We integrated six acquisitions during this period at William Pitt Sotheby's International Realty. Each one required migrating people, data, and workflows onto a shared platform. That work is unglamorous and difficult, but it is where digital transformation actually happens: in the details of integration, not in the press release.

The $2B to $7B trajectory was not a hockey stick. It was the compounding result of hundreds of operational decisions, each one designed to reduce friction, improve visibility, and free advisors to focus on their clients. Digital transformation is not a destination. It is an operating rhythm that compounds over years.

What Advice Would You Give Leaders Starting Digital Transformation?

Do not start with the technology. Start with the problem. Map the workflows. Talk to the people doing the work. Build for adoption first and features second. Invest in infrastructure that compounds rather than tools that depreciate. And accept that the hardest part of transformation is not the technology.

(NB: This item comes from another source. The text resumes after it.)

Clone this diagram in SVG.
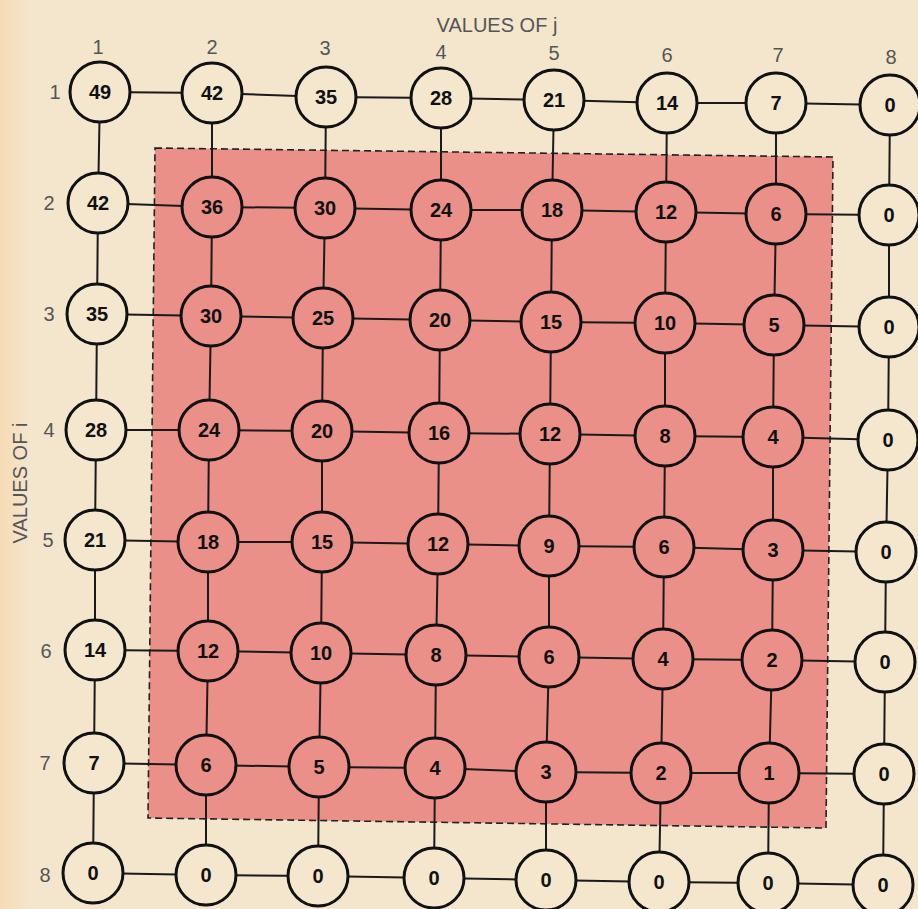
<svg xmlns="http://www.w3.org/2000/svg" width="918" height="909" viewBox="0 0 918 909">
<defs>
<linearGradient id="edgeglow" x1="0" y1="0" x2="1" y2="0">
<stop offset="0" stop-color="#f8d8b0" stop-opacity="0.8"/>
<stop offset="1" stop-color="#f8d8b0" stop-opacity="0"/>
</linearGradient>
</defs>
<style>
.bg{fill:#f3e6cd}
.edge{stroke:#1a1a1a;stroke-width:2;fill:none}
.n circle{stroke:#111;stroke-width:3}
.w circle{fill:#f4e7ce}
.p circle{fill:#ea9088}
.n text{font-family:"Liberation Sans",Arial,sans-serif;font-weight:bold;font-size:20px;fill:#111;text-anchor:middle;dominant-baseline:central}
.lbl{font-family:"Liberation Sans",Arial,sans-serif;font-size:20px;fill:#555;text-anchor:middle;dominant-baseline:central}
</style>
<rect class="bg" x="0" y="0" width="918" height="909"/>
<rect x="0" y="0" width="30" height="909" fill="url(#edgeglow)"/>
<polygon points="155,148 833,157 826,828 148,818" fill="#ea9088" stroke="#222" stroke-width="1.6" stroke-dasharray="7,4"/>
<text class="lbl" x="497" y="25">VALUES OF j</text>
<text class="lbl" transform="translate(20,483) rotate(-90)">VALUES OF i</text>
<g id="col-labels">
<text class="lbl" x="98" y="47">1</text><text class="lbl" x="212" y="47">2</text><text class="lbl" x="325" y="48">3</text><text class="lbl" x="441" y="52">4</text><text class="lbl" x="554" y="53">5</text><text class="lbl" x="667" y="55">6</text><text class="lbl" x="778" y="55">7</text><text class="lbl" x="891" y="57">8</text>
</g>
<g id="row-labels">
<text class="lbl" x="55" y="92">1</text><text class="lbl" x="49" y="203">2</text><text class="lbl" x="49" y="314">3</text><text class="lbl" x="49" y="430">4</text><text class="lbl" x="48" y="540">5</text><text class="lbl" x="46" y="651">6</text><text class="lbl" x="45" y="763">7</text><text class="lbl" x="45" y="875">8</text>
</g>
<g id="connectors" class="edge">
<polyline points="100,92 212,93 326,97 441,98 554,100 667,103 776,103 890,105"/>
<polyline points="98,203 212,207 325,208 441,210 552,210 666,212 776,214 889,215"/>
<polyline points="97,314 211,316 323,318 440,320 551,322 665,323 774,325 889,327"/>
<polyline points="96,430 209,430 322,431 439,433 550,434 665,436 773,437 888,440"/>
<polyline points="95,540 208,542 322,542 438,544 549,546 664,547 773,550 886,552"/>
<polyline points="95,650 208,651 321,653 436,655 549,657 663,659 772,660 885,662"/>
<polyline points="94,763 206,765 319,767 435,768 546,772 661,773 769,773 884,774"/>
<polyline points="93,873 206,875 318,876 434,878 546,880 659,882 768,883 883,885"/>
<polyline points="100,92 98,203 97,314 96,430 95,540 95,650 94,763 93,873"/>
<polyline points="212,93 212,207 211,316 209,430 208,542 208,651 206,765 206,875"/>
<polyline points="326,97 325,208 323,318 322,431 322,542 321,653 319,767 318,876"/>
<polyline points="441,98 441,210 440,320 439,433 438,544 436,655 435,768 434,878"/>
<polyline points="554,100 552,210 551,322 550,434 549,546 549,657 546,772 546,880"/>
<polyline points="667,103 666,212 665,323 665,436 664,547 663,659 661,773 659,882"/>
<polyline points="776,103 776,214 774,325 773,437 773,550 772,660 769,773 768,883"/>
<polyline points="890,105 889,215 889,327 888,440 886,552 885,662 884,774 883,885"/>
</g>
<g id="n11" class="n w"><circle cx="100" cy="92" r="30"/><text x="100" y="92">49</text></g>
<g id="n12" class="n w"><circle cx="212" cy="93" r="30"/><text x="212" y="93">42</text></g>
<g id="n13" class="n w"><circle cx="326" cy="97" r="30"/><text x="326" y="97">35</text></g>
<g id="n14" class="n w"><circle cx="441" cy="98" r="30"/><text x="441" y="98">28</text></g>
<g id="n15" class="n w"><circle cx="554" cy="100" r="30"/><text x="554" y="100">21</text></g>
<g id="n16" class="n w"><circle cx="667" cy="103" r="30"/><text x="667" y="103">14</text></g>
<g id="n17" class="n w"><circle cx="776" cy="103" r="30"/><text x="776" y="103">7</text></g>
<g id="n18" class="n w"><circle cx="890" cy="105" r="30"/><text x="890" y="105">0</text></g>
<g id="n21" class="n w"><circle cx="98" cy="203" r="30"/><text x="98" y="203">42</text></g>
<g id="n22" class="n p"><circle cx="212" cy="207" r="30"/><text x="212" y="207">36</text></g>
<g id="n23" class="n p"><circle cx="325" cy="208" r="30"/><text x="325" y="208">30</text></g>
<g id="n24" class="n p"><circle cx="441" cy="210" r="30"/><text x="441" y="210">24</text></g>
<g id="n25" class="n p"><circle cx="552" cy="210" r="30"/><text x="552" y="210">18</text></g>
<g id="n26" class="n p"><circle cx="666" cy="212" r="30"/><text x="666" y="212">12</text></g>
<g id="n27" class="n p"><circle cx="776" cy="214" r="30"/><text x="776" y="214">6</text></g>
<g id="n28" class="n w"><circle cx="889" cy="215" r="30"/><text x="889" y="215">0</text></g>
<g id="n31" class="n w"><circle cx="97" cy="314" r="30"/><text x="97" y="314">35</text></g>
<g id="n32" class="n p"><circle cx="211" cy="316" r="30"/><text x="211" y="316">30</text></g>
<g id="n33" class="n p"><circle cx="323" cy="318" r="30"/><text x="323" y="318">25</text></g>
<g id="n34" class="n p"><circle cx="440" cy="320" r="30"/><text x="440" y="320">20</text></g>
<g id="n35" class="n p"><circle cx="551" cy="322" r="30"/><text x="551" y="322">15</text></g>
<g id="n36" class="n p"><circle cx="665" cy="323" r="30"/><text x="665" y="323">10</text></g>
<g id="n37" class="n p"><circle cx="774" cy="325" r="30"/><text x="774" y="325">5</text></g>
<g id="n38" class="n w"><circle cx="889" cy="327" r="30"/><text x="889" y="327">0</text></g>
<g id="n41" class="n w"><circle cx="96" cy="430" r="30"/><text x="96" y="430">28</text></g>
<g id="n42" class="n p"><circle cx="209" cy="430" r="30"/><text x="209" y="430">24</text></g>
<g id="n43" class="n p"><circle cx="322" cy="431" r="30"/><text x="322" y="431">20</text></g>
<g id="n44" class="n p"><circle cx="439" cy="433" r="30"/><text x="439" y="433">16</text></g>
<g id="n45" class="n p"><circle cx="550" cy="434" r="30"/><text x="550" y="434">12</text></g>
<g id="n46" class="n p"><circle cx="665" cy="436" r="30"/><text x="665" y="436">8</text></g>
<g id="n47" class="n p"><circle cx="773" cy="437" r="30"/><text x="773" y="437">4</text></g>
<g id="n48" class="n w"><circle cx="888" cy="440" r="30"/><text x="888" y="440">0</text></g>
<g id="n51" class="n w"><circle cx="95" cy="540" r="30"/><text x="95" y="540">21</text></g>
<g id="n52" class="n p"><circle cx="208" cy="542" r="30"/><text x="208" y="542">18</text></g>
<g id="n53" class="n p"><circle cx="322" cy="542" r="30"/><text x="322" y="542">15</text></g>
<g id="n54" class="n p"><circle cx="438" cy="544" r="30"/><text x="438" y="544">12</text></g>
<g id="n55" class="n p"><circle cx="549" cy="546" r="30"/><text x="549" y="546">9</text></g>
<g id="n56" class="n p"><circle cx="664" cy="547" r="30"/><text x="664" y="547">6</text></g>
<g id="n57" class="n p"><circle cx="773" cy="550" r="30"/><text x="773" y="550">3</text></g>
<g id="n58" class="n w"><circle cx="886" cy="552" r="30"/><text x="886" y="552">0</text></g>
<g id="n61" class="n w"><circle cx="95" cy="650" r="30"/><text x="95" y="650">14</text></g>
<g id="n62" class="n p"><circle cx="208" cy="651" r="30"/><text x="208" y="651">12</text></g>
<g id="n63" class="n p"><circle cx="321" cy="653" r="30"/><text x="321" y="653">10</text></g>
<g id="n64" class="n p"><circle cx="436" cy="655" r="30"/><text x="436" y="655">8</text></g>
<g id="n65" class="n p"><circle cx="549" cy="657" r="30"/><text x="549" y="657">6</text></g>
<g id="n66" class="n p"><circle cx="663" cy="659" r="30"/><text x="663" y="659">4</text></g>
<g id="n67" class="n p"><circle cx="772" cy="660" r="30"/><text x="772" y="660">2</text></g>
<g id="n68" class="n w"><circle cx="885" cy="662" r="30"/><text x="885" y="662">0</text></g>
<g id="n71" class="n w"><circle cx="94" cy="763" r="30"/><text x="94" y="763">7</text></g>
<g id="n72" class="n p"><circle cx="206" cy="765" r="30"/><text x="206" y="765">6</text></g>
<g id="n73" class="n p"><circle cx="319" cy="767" r="30"/><text x="319" y="767">5</text></g>
<g id="n74" class="n p"><circle cx="435" cy="768" r="30"/><text x="435" y="768">4</text></g>
<g id="n75" class="n p"><circle cx="546" cy="772" r="30"/><text x="546" y="772">3</text></g>
<g id="n76" class="n p"><circle cx="661" cy="773" r="30"/><text x="661" y="773">2</text></g>
<g id="n77" class="n p"><circle cx="769" cy="773" r="30"/><text x="769" y="773">1</text></g>
<g id="n78" class="n w"><circle cx="884" cy="774" r="30"/><text x="884" y="774">0</text></g>
<g id="n81" class="n w"><circle cx="93" cy="873" r="30"/><text x="93" y="873">0</text></g>
<g id="n82" class="n w"><circle cx="206" cy="875" r="30"/><text x="206" y="875">0</text></g>
<g id="n83" class="n w"><circle cx="318" cy="876" r="30"/><text x="318" y="876">0</text></g>
<g id="n84" class="n w"><circle cx="434" cy="878" r="30"/><text x="434" y="878">0</text></g>
<g id="n85" class="n w"><circle cx="546" cy="880" r="30"/><text x="546" y="880">0</text></g>
<g id="n86" class="n w"><circle cx="659" cy="882" r="30"/><text x="659" y="882">0</text></g>
<g id="n87" class="n w"><circle cx="768" cy="883" r="30"/><text x="768" y="883">0</text></g>
<g id="n88" class="n w"><circle cx="883" cy="885" r="30"/><text x="883" y="885">0</text></g>
</svg>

It is the patience to let it work.

If I could go back and give myself one piece of advice at the beginning of this journey, it would be this: the decisions that feel smallest at the time — which email platform to standardize on, how to structure a shared drive, whether to build or buy a particular integration — are the ones that compound most aggressively. They set the trajectory. A decade later, you are either living with the constraints of an expedient choice or benefiting from the discipline of a thoughtful one.

The technology will keep changing. The frameworks, the vendors, the platforms — all of it will turn over multiple times across a career. What does not change is the operating discipline underneath. Build systems that serve people. Earn adoption instead of mandating it. Invest in integration, not just acquisition. The growth will follow.